- What needs to be done -
Your task is to copy the listing exactly. Drop any pictures from the copy.

- Provided data -
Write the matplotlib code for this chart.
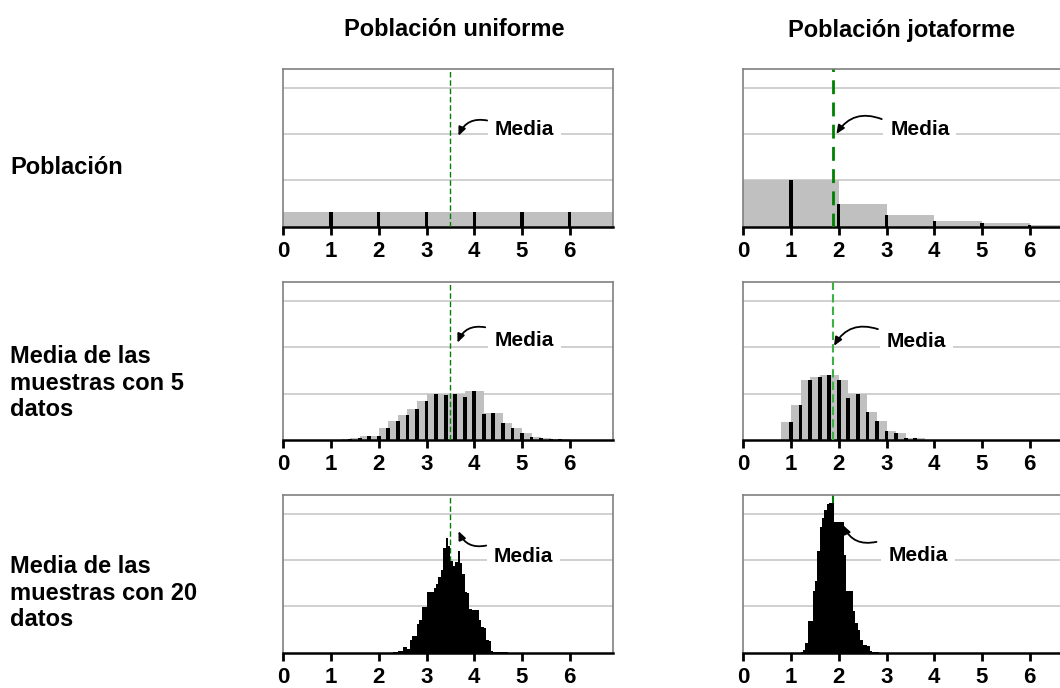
import matplotlib
matplotlib.use("Agg")
import matplotlib.pyplot as plt
import numpy as np

plt.rcParams['font.family'] = ['Liberation Sans', 'DejaVu Sans']
plt.rcParams['font.weight'] = 'bold'

# --- data ---
# population (dice values 1..6)
pob_x = [1, 2, 3, 4, 5, 6]
pob_uniforme = [0.32, 0.32, 0.32, 0.32, 0.32, 0.32]
pob_jotaforme = [1.0, 0.5, 0.25, 0.125, 0.07, 0.035]

# means of samples with 5 values (step 0.2)
m5_uni_x = np.round(np.arange(1.0, 6.01, 0.2), 2)
m5_uniforme = [0.003, 0.007, 0.015, 0.04, 0.09, 0.09, 0.26, 0.41, 0.54, 0.66,
               0.84, 0.99, 0.96, 0.99, 0.93, 1.06, 0.55, 0.59, 0.36, 0.26,
               0.16, 0.07, 0.04, 0.03, 0.015, 0.005]
m5_jot_x = np.round(np.arange(1.0, 3.61, 0.2), 2)
m5_jotaforme = [0.38, 0.75, 1.29, 1.36, 1.40, 1.30, 0.91, 0.99, 0.60, 0.41,
                0.20, 0.15, 0.05, 0.04]

# means of samples with 20 values (bins of 0.05, left edges)
m20_uni_x = np.round(np.arange(2.30, 4.701, 0.05), 2)
m20_uniforme = [0.01, 0.015, 0.03, 0.03, 0.13, 0.13, 0.08, 0.28, 0.36, 0.36,
                0.62, 0.70, 0.98, 0.98, 1.30, 1.30, 1.30, 1.40, 1.48, 1.63,
                1.78, 2.25, 2.47, 2.30, 1.97, 1.88, 1.95, 2.20, 1.93, 1.70,
                1.30, 1.28, 0.95, 0.93, 0.93, 0.93, 0.70, 0.55, 0.54, 0.27,
                0.25, 0.03, 0.02, 0.02, 0.01, 0.005, 0.01, 0.005, 0.0]
m20_jot_x = np.round(np.arange(1.20, 2.801, 0.05), 2)
m20_jotaforme = [0.01, 0.06, 0.20, 0.69, 0.69, 1.32, 1.55, 2.20, 2.72, 2.90,
                 3.08, 3.20, 3.22, 3.22, 2.82, 2.82, 2.82, 2.82, 2.10, 1.32,
                 1.32, 1.32, 0.90, 0.65, 0.50, 0.28, 0.16, 0.16, 0.14, 0.03,
                 0.02, 0.02, 0.01]

media_uniforme = 3.5
media_jotaforme = 1.87

col_titles = ['Población uniforme', 'Población jotaforme']
row_labels = ['Población', 'Media de las\nmuestras con 5\ndatos',
              'Media de las\nmuestras con 20\ndatos']

W, H = 1060, 688
fig = plt.figure(figsize=(W / 100, H / 100), dpi=100)

col_left = [283.3, 743.3]
ax_w = 329.4
row_top = [69, 282.3, 495]
ax_h = 157.7

gris = '#c0c0c0'
verde = '#008000'


def make_ax(r, c):
    ax = fig.add_axes([col_left[c] / W, 1 - (row_top[r] + ax_h) / H,
                       ax_w / W, ax_h / H])
    ax.set_xlim(0, 6.9)
    ax.set_ylim(0, 3.4)
    ax.set_axisbelow(True)
    ax.set_yticks([1, 2, 3])
    ax.yaxis.grid(True, color='#c8c8c8', linewidth=1.2)
    ax.tick_params(axis='y', left=False, labelleft=False)
    ax.set_xticks(range(7))
    ax.tick_params(axis='x', direction='out', length=6, width=2,
                   color='black', labelsize=16, pad=4)
    for lab in ax.get_xticklabels():
        lab.set_fontweight('bold')
    for s in ['left', 'top', 'right']:
        ax.spines[s].set_color('#808080')
        ax.spines[s].set_linewidth(1.2)
    ax.spines['bottom'].set_color('black')
    ax.spines['bottom'].set_linewidth(1.8)
    return ax


def media_label(ax, tx, ty, start, end, rad):
    ax.text(tx, ty, 'Media', fontsize=15, fontweight='bold', ha='center',
            va='center', zorder=6,
            bbox=dict(facecolor='white', edgecolor='none', pad=5))
    ax.annotate('', xy=end, xytext=start, zorder=7,
                arrowprops=dict(arrowstyle='-|>,head_length=0.5,head_width=0.22',
                                color='black', lw=1.3, shrinkA=0, shrinkB=0,
                                connectionstyle='arc3,rad=%s' % rad))


# row 1: populations
ax = make_ax(0, 0)
ax.bar(pob_x, pob_uniforme, width=2, color=gris, zorder=2)
ax.bar(pob_x, pob_uniforme, width=0.07, color='black', zorder=3)
ax.axvline(media_uniforme, color=verde, lw=1, dashes=(4, 2), zorder=4)
media_label(ax, 5.05, 2.1, (4.27, 2.29), (3.67, 1.96), 0.4)

ax = make_ax(0, 1)
ax.bar(pob_x, pob_jotaforme, width=2, color=gris, zorder=2)
ax.bar(pob_x, pob_jotaforme, width=0.07, color='black', zorder=3)
ax.axvline(media_jotaforme, color=verde, lw=2, dashes=(5, 3), zorder=4)
media_label(ax, 3.70, 2.1, (2.90, 2.32), (1.95, 2.0), 0.4)

# row 2: means of 5
ax = make_ax(1, 0)
ax.bar(m5_uni_x, m5_uniforme, width=0.4, color=gris, zorder=2)
ax.bar(m5_uni_x, m5_uniforme, width=0.08, color='black', zorder=3)
ax.axvline(media_uniforme, color=verde, lw=1, dashes=(4, 2), zorder=4)
media_label(ax, 5.05, 2.15, (4.23, 2.43), (3.65, 2.1), 0.4)

ax = make_ax(1, 1)
ax.bar(m5_jot_x, m5_jotaforme, width=0.4, color=gris, zorder=2)
ax.bar(m5_jot_x, m5_jotaforme, width=0.08, color='black', zorder=3)
ax.axvline(media_jotaforme, color='#3cb043', lw=1.5, dashes=(4, 2), zorder=4)
media_label(ax, 3.63, 2.12, (2.82, 2.39), (1.90, 2.03), 0.4)

# row 3: means of 20
ax = make_ax(2, 0)
ax.bar(m20_uni_x, m20_uniforme, width=0.05, align='edge', color='black',
       zorder=3)
ax.axvline(media_uniforme, color=verde, lw=1, dashes=(4, 2), zorder=2)
media_label(ax, 5.03, 2.08, (4.25, 2.31), (3.67, 2.62), -0.4)

ax = make_ax(2, 1)
ax.bar(m20_jot_x, m20_jotaforme, width=0.05, align='edge', color='black',
       zorder=3)
ax.axvline(media_jotaforme, color=verde, lw=1.5, dashes=(4, 2), zorder=2)
media_label(ax, 3.66, 2.1, (2.79, 2.39), (2.09, 2.75), -0.4)

# titles and row labels
fig.text(454 / W, 1 - 30 / H, col_titles[0], fontsize=17, fontweight='bold',
         ha='center', va='center')
fig.text(901 / W, 1 - 30 / H, col_titles[1], fontsize=17, fontweight='bold',
         ha='center', va='center')
for y, lab in zip([168, 383, 593], row_labels):
    fig.text(10 / W, 1 - y / H, lab, fontsize=17, fontweight='bold',
             ha='left', va='center', linespacing=1.2)

fig.savefig('out.png', dpi=100)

- Full answer -
Write the matplotlib code for this chart.
import matplotlib
matplotlib.use("Agg")
import matplotlib.pyplot as plt
import numpy as np

plt.rcParams['font.family'] = ['Liberation Sans', 'DejaVu Sans']
plt.rcParams['font.weight'] = 'bold'

# --- data ---
# population (dice values 1..6)
pob_x = [1, 2, 3, 4, 5, 6]
pob_uniforme = [0.32, 0.32, 0.32, 0.32, 0.32, 0.32]
pob_jotaforme = [1.0, 0.5, 0.25, 0.125, 0.07, 0.035]

# means of samples with 5 values (step 0.2)
m5_uni_x = np.round(np.arange(1.0, 6.01, 0.2), 2)
m5_uniforme = [0.003, 0.007, 0.015, 0.04, 0.09, 0.09, 0.26, 0.41, 0.54, 0.66,
               0.84, 0.99, 0.96, 0.99, 0.93, 1.06, 0.55, 0.59, 0.36, 0.26,
               0.16, 0.07, 0.04, 0.03, 0.015, 0.005]
m5_jot_x = np.round(np.arange(1.0, 3.61, 0.2), 2)
m5_jotaforme = [0.38, 0.75, 1.29, 1.36, 1.40, 1.30, 0.91, 0.99, 0.60, 0.41,
                0.20, 0.15, 0.05, 0.04]

# means of samples with 20 values (bins of 0.05, left edges)
m20_uni_x = np.round(np.arange(2.30, 4.701, 0.05), 2)
m20_uniforme = [0.01, 0.015, 0.03, 0.03, 0.13, 0.13, 0.08, 0.28, 0.36, 0.36,
                0.62, 0.70, 0.98, 0.98, 1.30, 1.30, 1.30, 1.40, 1.48, 1.63,
                1.78, 2.25, 2.47, 2.30, 1.97, 1.88, 1.95, 2.20, 1.93, 1.70,
                1.30, 1.28, 0.95, 0.93, 0.93, 0.93, 0.70, 0.55, 0.54, 0.27,
                0.25, 0.03, 0.02, 0.02, 0.01, 0.005, 0.01, 0.005, 0.0]
m20_jot_x = np.round(np.arange(1.20, 2.801, 0.05), 2)
m20_jotaforme = [0.01, 0.06, 0.20, 0.69, 0.69, 1.32, 1.55, 2.20, 2.72, 2.90,
                 3.08, 3.20, 3.22, 3.22, 2.82, 2.82, 2.82, 2.82, 2.10, 1.32,
                 1.32, 1.32, 0.90, 0.65, 0.50, 0.28, 0.16, 0.16, 0.14, 0.03,
                 0.02, 0.02, 0.01]

media_uniforme = 3.5
media_jotaforme = 1.87

col_titles = ['Población uniforme', 'Población jotaforme']
row_labels = ['Población', 'Media de las\nmuestras con 5\ndatos',
              'Media de las\nmuestras con 20\ndatos']

W, H = 1060, 688
fig = plt.figure(figsize=(W / 100, H / 100), dpi=100)

col_left = [283.3, 743.3]
ax_w = 329.4
row_top = [69, 282.3, 495]
ax_h = 157.7

gris = '#c0c0c0'
verde = '#008000'


def make_ax(r, c):
    ax = fig.add_axes([col_left[c] / W, 1 - (row_top[r] + ax_h) / H,
                       ax_w / W, ax_h / H])
    ax.set_xlim(0, 6.9)
    ax.set_ylim(0, 3.4)
    ax.set_axisbelow(True)
    ax.set_yticks([1, 2, 3])
    ax.yaxis.grid(True, color='#c8c8c8', linewidth=1.2)
    ax.tick_params(axis='y', left=False, labelleft=False)
    ax.set_xticks(range(7))
    ax.tick_params(axis='x', direction='out', length=6, width=2,
                   color='black', labelsize=16, pad=4)
    for lab in ax.get_xticklabels():
        lab.set_fontweight('bold')
    for s in ['left', 'top', 'right']:
        ax.spines[s].set_color('#808080')
        ax.spines[s].set_linewidth(1.2)
    ax.spines['bottom'].set_color('black')
    ax.spines['bottom'].set_linewidth(1.8)
    return ax


def media_label(ax, tx, ty, start, end, rad):
    ax.text(tx, ty, 'Media', fontsize=15, fontweight='bold', ha='center',
            va='center', zorder=6,
            bbox=dict(facecolor='white', edgecolor='none', pad=5))
    ax.annotate('', xy=end, xytext=start, zorder=7,
                arrowprops=dict(arrowstyle='-|>,head_length=0.5,head_width=0.22',
                                color='black', lw=1.3, shrinkA=0, shrinkB=0,
                                connectionstyle='arc3,rad=%s' % rad))


# row 1: populations
ax = make_ax(0, 0)
ax.bar(pob_x, pob_uniforme, width=2, color=gris, zorder=2)
ax.bar(pob_x, pob_uniforme, width=0.07, color='black', zorder=3)
ax.axvline(media_uniforme, color=verde, lw=1, dashes=(4, 2), zorder=4)
media_label(ax, 5.05, 2.1, (4.27, 2.29), (3.67, 1.96), 0.4)

ax = make_ax(0, 1)
ax.bar(pob_x, pob_jotaforme, width=2, color=gris, zorder=2)
ax.bar(pob_x, pob_jotaforme, width=0.07, color='black', zorder=3)
ax.axvline(media_jotaforme, color=verde, lw=2, dashes=(5, 3), zorder=4)
media_label(ax, 3.70, 2.1, (2.90, 2.32), (1.95, 2.0), 0.4)

# row 2: means of 5
ax = make_ax(1, 0)
ax.bar(m5_uni_x, m5_uniforme, width=0.4, color=gris, zorder=2)
ax.bar(m5_uni_x, m5_uniforme, width=0.08, color='black', zorder=3)
ax.axvline(media_uniforme, color=verde, lw=1, dashes=(4, 2), zorder=4)
media_label(ax, 5.05, 2.15, (4.23, 2.43), (3.65, 2.1), 0.4)

ax = make_ax(1, 1)
ax.bar(m5_jot_x, m5_jotaforme, width=0.4, color=gris, zorder=2)
ax.bar(m5_jot_x, m5_jotaforme, width=0.08, color='black', zorder=3)
ax.axvline(media_jotaforme, color='#3cb043', lw=1.5, dashes=(4, 2), zorder=4)
media_label(ax, 3.63, 2.12, (2.82, 2.39), (1.90, 2.03), 0.4)

# row 3: means of 20
ax = make_ax(2, 0)
ax.bar(m20_uni_x, m20_uniforme, width=0.05, align='edge', color='black',
       zorder=3)
ax.axvline(media_uniforme, color=verde, lw=1, dashes=(4, 2), zorder=2)
media_label(ax, 5.03, 2.08, (4.25, 2.31), (3.67, 2.62), -0.4)

ax = make_ax(2, 1)
ax.bar(m20_jot_x, m20_jotaforme, width=0.05, align='edge', color='black',
       zorder=3)
ax.axvline(media_jotaforme, color=verde, lw=1.5, dashes=(4, 2), zorder=2)
media_label(ax, 3.66, 2.1, (2.79, 2.39), (2.09, 2.75), -0.4)

# titles and row labels
fig.text(454 / W, 1 - 30 / H, col_titles[0], fontsize=17, fontweight='bold',
         ha='center', va='center')
fig.text(901 / W, 1 - 30 / H, col_titles[1], fontsize=17, fontweight='bold',
         ha='center', va='center')
for y, lab in zip([168, 383, 593], row_labels):
    fig.text(10 / W, 1 - y / H, lab, fontsize=17, fontweight='bold',
             ha='left', va='center', linespacing=1.2)

fig.savefig('out.png', dpi=100)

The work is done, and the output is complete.